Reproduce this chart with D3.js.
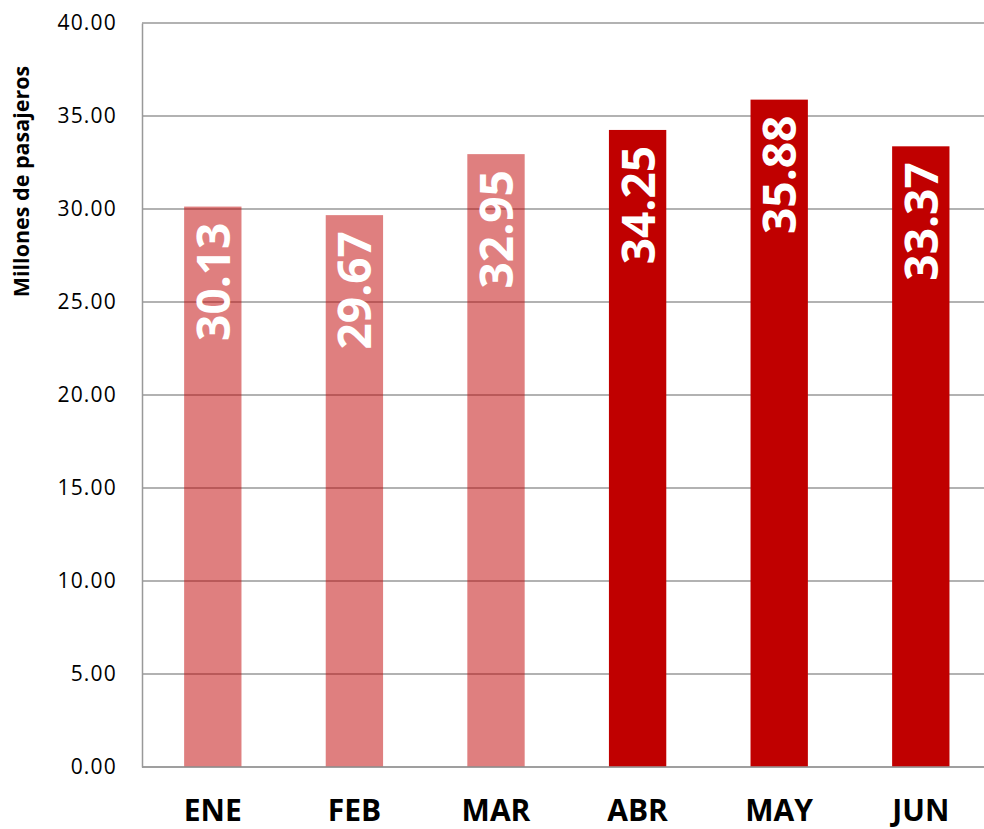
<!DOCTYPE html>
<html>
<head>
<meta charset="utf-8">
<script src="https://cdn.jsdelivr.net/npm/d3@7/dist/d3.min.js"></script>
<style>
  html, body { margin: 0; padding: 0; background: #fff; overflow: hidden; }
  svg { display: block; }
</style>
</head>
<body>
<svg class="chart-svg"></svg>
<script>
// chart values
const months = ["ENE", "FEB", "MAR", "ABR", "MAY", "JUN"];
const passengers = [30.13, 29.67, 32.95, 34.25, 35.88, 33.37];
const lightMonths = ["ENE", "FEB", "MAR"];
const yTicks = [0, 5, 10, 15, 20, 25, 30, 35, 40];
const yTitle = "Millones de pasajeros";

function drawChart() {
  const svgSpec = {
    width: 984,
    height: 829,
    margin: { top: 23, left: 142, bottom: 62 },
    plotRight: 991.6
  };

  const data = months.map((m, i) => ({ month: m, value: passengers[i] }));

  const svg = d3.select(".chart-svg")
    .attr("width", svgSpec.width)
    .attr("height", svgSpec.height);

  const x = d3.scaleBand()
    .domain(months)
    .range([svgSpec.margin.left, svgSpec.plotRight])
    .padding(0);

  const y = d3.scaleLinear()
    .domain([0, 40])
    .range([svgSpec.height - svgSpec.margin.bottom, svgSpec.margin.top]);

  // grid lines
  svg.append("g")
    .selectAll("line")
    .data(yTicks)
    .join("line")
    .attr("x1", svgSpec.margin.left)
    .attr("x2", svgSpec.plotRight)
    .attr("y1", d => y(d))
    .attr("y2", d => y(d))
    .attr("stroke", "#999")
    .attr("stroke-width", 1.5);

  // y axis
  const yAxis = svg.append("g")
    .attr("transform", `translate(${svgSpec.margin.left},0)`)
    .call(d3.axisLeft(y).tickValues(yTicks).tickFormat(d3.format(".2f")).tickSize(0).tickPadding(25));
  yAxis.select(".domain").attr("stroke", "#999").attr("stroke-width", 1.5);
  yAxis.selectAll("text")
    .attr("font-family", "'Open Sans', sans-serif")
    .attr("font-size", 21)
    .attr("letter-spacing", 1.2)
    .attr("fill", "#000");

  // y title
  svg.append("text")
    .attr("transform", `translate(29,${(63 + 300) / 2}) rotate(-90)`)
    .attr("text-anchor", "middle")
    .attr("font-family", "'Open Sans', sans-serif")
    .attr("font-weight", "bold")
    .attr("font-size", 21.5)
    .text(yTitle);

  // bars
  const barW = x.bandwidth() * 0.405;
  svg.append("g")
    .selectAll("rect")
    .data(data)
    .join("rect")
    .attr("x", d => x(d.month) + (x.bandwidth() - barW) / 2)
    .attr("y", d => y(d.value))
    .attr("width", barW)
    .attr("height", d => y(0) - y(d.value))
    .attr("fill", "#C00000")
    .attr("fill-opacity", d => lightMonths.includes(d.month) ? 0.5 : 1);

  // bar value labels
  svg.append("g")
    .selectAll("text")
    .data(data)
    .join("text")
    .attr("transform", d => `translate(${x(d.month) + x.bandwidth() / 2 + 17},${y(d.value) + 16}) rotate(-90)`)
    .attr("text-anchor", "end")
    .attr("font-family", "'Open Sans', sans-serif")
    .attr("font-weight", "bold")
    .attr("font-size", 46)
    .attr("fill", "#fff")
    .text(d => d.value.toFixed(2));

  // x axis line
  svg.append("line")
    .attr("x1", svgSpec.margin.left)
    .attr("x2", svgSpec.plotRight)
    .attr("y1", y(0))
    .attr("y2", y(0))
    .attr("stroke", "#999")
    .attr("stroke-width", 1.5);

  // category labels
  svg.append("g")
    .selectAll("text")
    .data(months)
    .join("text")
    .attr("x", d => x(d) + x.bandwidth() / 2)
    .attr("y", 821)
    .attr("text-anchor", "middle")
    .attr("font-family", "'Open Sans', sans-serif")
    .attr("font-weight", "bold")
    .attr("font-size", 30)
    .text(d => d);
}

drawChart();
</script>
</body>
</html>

THE REQUEST ::
Repeat the material above word for word, please, apart from its images.

SOLUTION BELOW ::
Reproduce this chart with D3.js.
<!DOCTYPE html>
<html>
<head>
<meta charset="utf-8">
<script src="https://cdn.jsdelivr.net/npm/d3@7/dist/d3.min.js"></script>
<style>
  html, body { margin: 0; padding: 0; background: #fff; overflow: hidden; }
  svg { display: block; }
</style>
</head>
<body>
<svg class="chart-svg"></svg>
<script>
// chart values
const months = ["ENE", "FEB", "MAR", "ABR", "MAY", "JUN"];
const passengers = [30.13, 29.67, 32.95, 34.25, 35.88, 33.37];
const lightMonths = ["ENE", "FEB", "MAR"];
const yTicks = [0, 5, 10, 15, 20, 25, 30, 35, 40];
const yTitle = "Millones de pasajeros";

function drawChart() {
  const svgSpec = {
    width: 984,
    height: 829,
    margin: { top: 23, left: 142, bottom: 62 },
    plotRight: 991.6
  };

  const data = months.map((m, i) => ({ month: m, value: passengers[i] }));

  const svg = d3.select(".chart-svg")
    .attr("width", svgSpec.width)
    .attr("height", svgSpec.height);

  const x = d3.scaleBand()
    .domain(months)
    .range([svgSpec.margin.left, svgSpec.plotRight])
    .padding(0);

  const y = d3.scaleLinear()
    .domain([0, 40])
    .range([svgSpec.height - svgSpec.margin.bottom, svgSpec.margin.top]);

  // grid lines
  svg.append("g")
    .selectAll("line")
    .data(yTicks)
    .join("line")
    .attr("x1", svgSpec.margin.left)
    .attr("x2", svgSpec.plotRight)
    .attr("y1", d => y(d))
    .attr("y2", d => y(d))
    .attr("stroke", "#999")
    .attr("stroke-width", 1.5);

  // y axis
  const yAxis = svg.append("g")
    .attr("transform", `translate(${svgSpec.margin.left},0)`)
    .call(d3.axisLeft(y).tickValues(yTicks).tickFormat(d3.format(".2f")).tickSize(0).tickPadding(25));
  yAxis.select(".domain").attr("stroke", "#999").attr("stroke-width", 1.5);
  yAxis.selectAll("text")
    .attr("font-family", "'Open Sans', sans-serif")
    .attr("font-size", 21)
    .attr("letter-spacing", 1.2)
    .attr("fill", "#000");

  // y title
  svg.append("text")
    .attr("transform", `translate(29,${(63 + 300) / 2}) rotate(-90)`)
    .attr("text-anchor", "middle")
    .attr("font-family", "'Open Sans', sans-serif")
    .attr("font-weight", "bold")
    .attr("font-size", 21.5)
    .text(yTitle);

  // bars
  const barW = x.bandwidth() * 0.405;
  svg.append("g")
    .selectAll("rect")
    .data(data)
    .join("rect")
    .attr("x", d => x(d.month) + (x.bandwidth() - barW) / 2)
    .attr("y", d => y(d.value))
    .attr("width", barW)
    .attr("height", d => y(0) - y(d.value))
    .attr("fill", "#C00000")
    .attr("fill-opacity", d => lightMonths.includes(d.month) ? 0.5 : 1);

  // bar value labels
  svg.append("g")
    .selectAll("text")
    .data(data)
    .join("text")
    .attr("transform", d => `translate(${x(d.month) + x.bandwidth() / 2 + 17},${y(d.value) + 16}) rotate(-90)`)
    .attr("text-anchor", "end")
    .attr("font-family", "'Open Sans', sans-serif")
    .attr("font-weight", "bold")
    .attr("font-size", 46)
    .attr("fill", "#fff")
    .text(d => d.value.toFixed(2));

  // x axis line
  svg.append("line")
    .attr("x1", svgSpec.margin.left)
    .attr("x2", svgSpec.plotRight)
    .attr("y1", y(0))
    .attr("y2", y(0))
    .attr("stroke", "#999")
    .attr("stroke-width", 1.5);

  // category labels
  svg.append("g")
    .selectAll("text")
    .data(months)
    .join("text")
    .attr("x", d => x(d) + x.bandwidth() / 2)
    .attr("y", 821)
    .attr("text-anchor", "middle")
    .attr("font-family", "'Open Sans', sans-serif")
    .attr("font-weight", "bold")
    .attr("font-size", 30)
    .text(d => d);
}

drawChart();
</script>
</body>
</html>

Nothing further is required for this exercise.